PP: You have gained a lot of experience in various jobs. What did your jobs with an advertising agency and TV give you?
MS: In such jobs, you find yourself not only exposed to, but literally shaped by agendas, language, and a system of meanings and communication that can be quite different to that of the academic soil. Mass media and advertising require and promote ideas of different quality to those encouraged in the academic environment, so that they can be sold to broad audiences. At the same time, the experience in such a business environment can teach one a lot about the effectiveness of multitasking and simplification of thought and language. For better or worse.
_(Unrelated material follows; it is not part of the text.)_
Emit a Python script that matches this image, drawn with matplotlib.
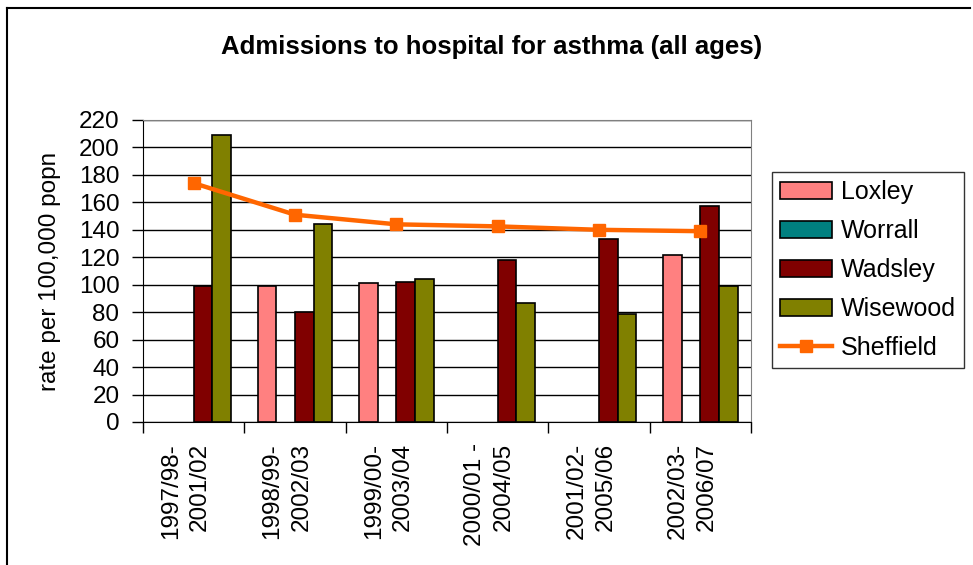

PP: You also spent some time studying abroad. Could you compare studies in the USA with studying in Slovakia?
MS: It is difficult to generalise, but I still believe much depends on the personal touch and care of your very tutor. Slovak universities can offer some world class academic leadership too. But let me just say one simple thing. In the US or Britain, academic jobs are highly competitive also because those who enjoy having them are well paid and motivated by any standard of the country. I am not sure that compares to the situation in Slovakia. So, in many ways, many Slovak academics are enthusiasts. And that can have its special touch too. But that touch can prove transient, too, because people might also burn out in time, unfortunately.
PP: What was the most inspiring experience you had as a student?
MS: Meeting Jacques Derrida and being able to talk to him for about half an hour in a post-graduate bar at Warwick University. At Comenius, some of the most precious academic experiences I had include lectures in world literature delivered by Professor Ján Števček in the early nineties. He showed me that a lecture needs to be made into a lecture and that delivering a lecture involves more than just reading a prepared written text. Yes, one needs to have a broad and intimate insight into the field first, of course, but you also have to make a lecture a special kind of discourse. Somewhat an open process, live performance, combining several kinds of logic at the same time, while always trying to establish a true and genuine connection with your audience in real time. His lectures on Kafka, Musil, Rimbaud, Lautreamont, Flaubert, as well as Švantner, and many more are still unforgettable to me.
Zuzana Borová and Veronika Kalnová
Martin Solotruk (1970) studied Slovak and English at Comenius University between 1988 and 1994. After graduation, he worked as an assistant lecturer of American Studies and American Literature at the Department of British and American Studies at Comenius University. In January 2012 he got a Ph.D. for his thesis on poetry translation. He worked part-time in a private television and advertising agency. With P.Sulek he organizes an international festival of poetry called Ars Poetica. He regularly attends literary festivals all over the world. His poems were published in magazines and books in English, Czech, Croatian, Hungarian, German, Slovene and Spanish.